3) optimal_solution.cpp

This is an optimized version of the brute force approach. The difference is that here we mark all the cells we passed through while calculating the sink of a particular cell and ignoring any cell already processed.

● Matrix called “basins” is initialized with -1 (unmarked). It will store the basin IDs in the end.

● Iterate over the matrix cells, skip cells already marked. In the loop, call the recursive function get_sink on the current cell and mark the current cell with the ID returned by that function.

● Function get_sink recursively calls itself with the cell the current cell drains to–until we reach a sink or a cell that’s already marked (assigned an ID). It returns the ID of the deepest cell it reached in the recursion:

○ If it’s reached a marked cell, it returns its ID.

○ Else it must be a sink. Mark it with a new unique ID and return that ID.

Consider this input matrix for example:

1 5 2

2 4 7

3 6 9

Initialize the “basins” ID matrix:

-1 -1 -1

-1 -1 -1

-1 -1 -1

(0, 0) with altitude 1 happens to be a sink, so we mark it with 0.

(0, 1) with altitude 5 drains to (0, 0) which is a sink, so we mark it with that sink’s ID, that’s 0.

(0, 2) with altitude 2 happens to be a sink, so we mark it with a new unique ID, that would be 1.

After processing three cells of the first row, the “basins” matrix looks like this:

 0  0  1

-1 -1 -1

-1 -1 -1

We continue processing the rest of the cells like that and end up with “basins” matrix looking like this:

0 0 1

0 0 1

0 0 0

It has two unique basin IDs.

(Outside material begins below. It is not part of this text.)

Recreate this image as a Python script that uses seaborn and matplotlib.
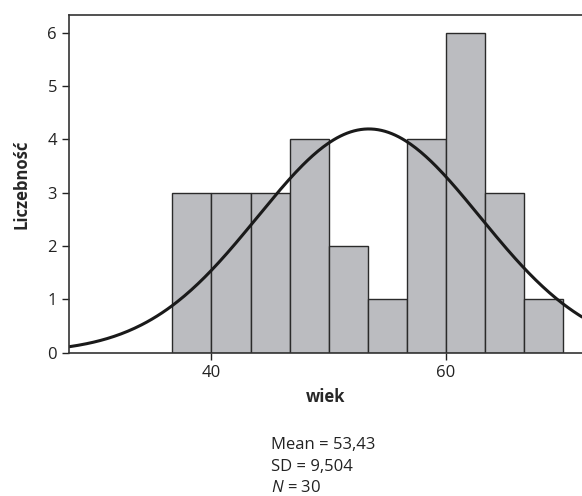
import numpy as np
import seaborn as sns
import matplotlib.pyplot as plt

# histogram (wiek, N = 30)
bin_edges = [36.667, 40.0, 43.333, 46.667, 50.0, 53.333, 56.667, 60.0, 63.333, 66.667, 70.0]
counts = [3, 3, 3, 4, 2, 1, 4, 6, 3, 1]
mean_age = 53.43
sd_age = 9.504
n_total = 30
x_ticks = [40, 60]
y_ticks = [0, 1, 2, 3, 4, 5, 6]

sns.set_style("white")
plt.rcParams['font.family'] = ['Open Sans', 'DejaVu Sans']
plt.rcParams['mathtext.fontset'] = 'custom'
plt.rcParams['mathtext.it'] = 'Open Sans:italic'
plt.rcParams['mathtext.rm'] = 'Open Sans'

centers = [(bin_edges[i] + bin_edges[i + 1]) / 2 for i in range(len(counts))]

fig = plt.figure(figsize=(5.82, 4.96), dpi=100)
ax = fig.add_axes([0.1194, 0.2889, 0.8806, 0.6809])

sns.histplot(x=centers, weights=counts, bins=bin_edges, ax=ax,
             color="#bbbcc0", alpha=1, edgecolor="#2a2a2a", linewidth=1.0)

# fitted normal curve
xs = np.linspace(27.88, 71.63, 300)
binw = bin_edges[1] - bin_edges[0]
ys = n_total * binw * np.exp(-0.5 * ((xs - mean_age) / sd_age) ** 2) / (sd_age * np.sqrt(2 * np.pi))
sns.lineplot(x=xs, y=ys, ax=ax, color="#1a1a1a", linewidth=2.2)

ax.set_xlim(27.88, 71.63)
ax.set_ylim(0, 6.335)
ax.set_xticks(x_ticks)
ax.set_yticks(y_ticks)
ax.tick_params(axis="both", direction="out", length=5, width=1, color="#222222",
               labelsize=12, labelcolor="#222222", left=True, bottom=True, pad=4)
for side in ["left", "top", "bottom"]:
    ax.spines[side].set_color("#333333")
    ax.spines[side].set_linewidth(1.2)
ax.spines["right"].set_visible(False)

ax.set_xlabel("wiek", fontsize=12, fontweight="bold", labelpad=5)
ax.set_ylabel("Liczebność", fontsize=12, fontweight="bold", labelpad=12)

fig.text(271 / 582, 1 - 445 / 496, "Mean = 53,43", fontsize=12, va="center", ha="left", color="#222222")
fig.text(271 / 582, 1 - 467 / 496, "SD = 9,504", fontsize=12, va="center", ha="left", color="#222222")
fig.text(271 / 582, 1 - 488 / 496, "$N$ = 30", fontsize=12, va="center", ha="left", color="#222222")

fig.savefig("out.png", dpi=100)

We now count how many times each of them occurs, sort those counts in the non-descending order and return.


Time Complexity:

O(n).

Unlike the brute force algorithm, here we won’t process any cell more than once because we mark the cells already processed; and it still takes constant time to process any one cell. Therefore the main processing loop now takes O(n) time.

Counting Sort still takes O(n) time, too.

O(n) + O(n) = O(n).

Auxiliary Space Used:

O(n), same as in the brute force approach.

The matrix with the IDs takes O(n) space.

The recursion stack for the process of calculating the IDs takes O(n), too.

Finally, for the Counting Sort we use another array of size O(n).

O(n) + O(n) + O(n) = O(n).

Space Complexity:

O(n).

Input, auxiliary space used and the output each take O(n) space. Summing them up we get O(n).